Прожили вместе мы недолго. Жуков был назначен хозяином офицерского собрания. Он и раньше оказывал полку услуги и доставлял папашино мыло.
Трапезникова я невзлюбил сразу. Кроме своего отвратительного лакейского языка он имел и другие, нетерпимые, с моей точки зрения, недостатки. В обед и за ужином он выпивал порядочный стаканчик водки, кубических дюймов этак на пять-шесть вместимостью. И откуда только он доставал ее? Выпив, крякал, приговаривая: «Так-с! Шикарно», и прищелкивал языком. В это время мне хотелось сказать ему что-нибудь неприятное.
И главное — он занимался мордобоем. В первый день моего появления в сотне он раза четыре ткнул кулаком в лицо своего денщика, смиренного татарина, и называл его: «Эй ты, махмет, свиное ухо». Когда я вышел к сотне в первый день, Трапезников неплохо скомандовал. Но только начались занятия, я увидел, что он бьет по лицу солдата, бьет с остервенением, сперва правой, потом левой рукой, нанося быстрые, отрывистые удары. После я сообразил, что он хотел показать мне свое служебное рвение.
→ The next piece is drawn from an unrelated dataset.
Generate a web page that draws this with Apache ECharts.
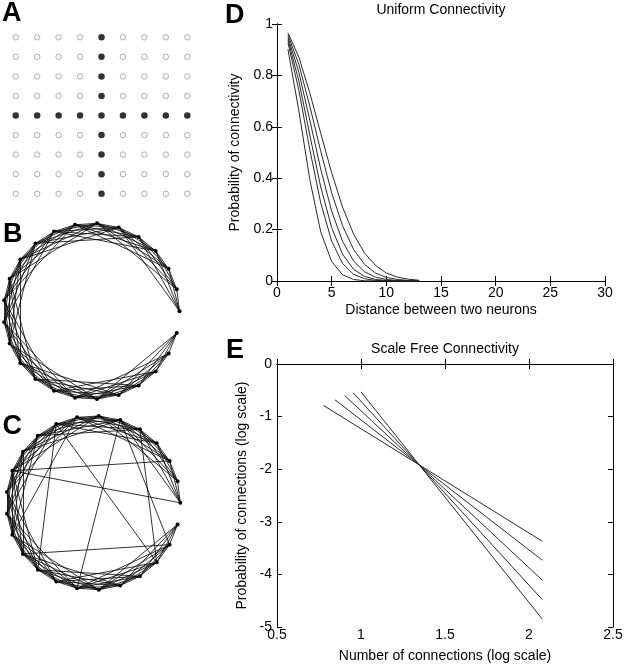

После обеда я сказал ему напрямик, что его способ воспитания солдата и разъяснения ему основ патриотизма, долга, присяги и прочего заслуживает не одобрения, а всяческого порицания и осуждения. Трапезников не понял.
— Чего изволите? — растерянно пробормотал он.
— Вот что, подпоручик Трапезников, — закончил я. — Наши взгляды не сходятся. Я не решаюсь брать на себя задачу вашего перевоспитания. Да это едва ли возможно и не подходит мне: вы старше меня на двенадцать лет. Лучше будет и для меня, и для вас, если вы попросите перевести вас в другую сотню.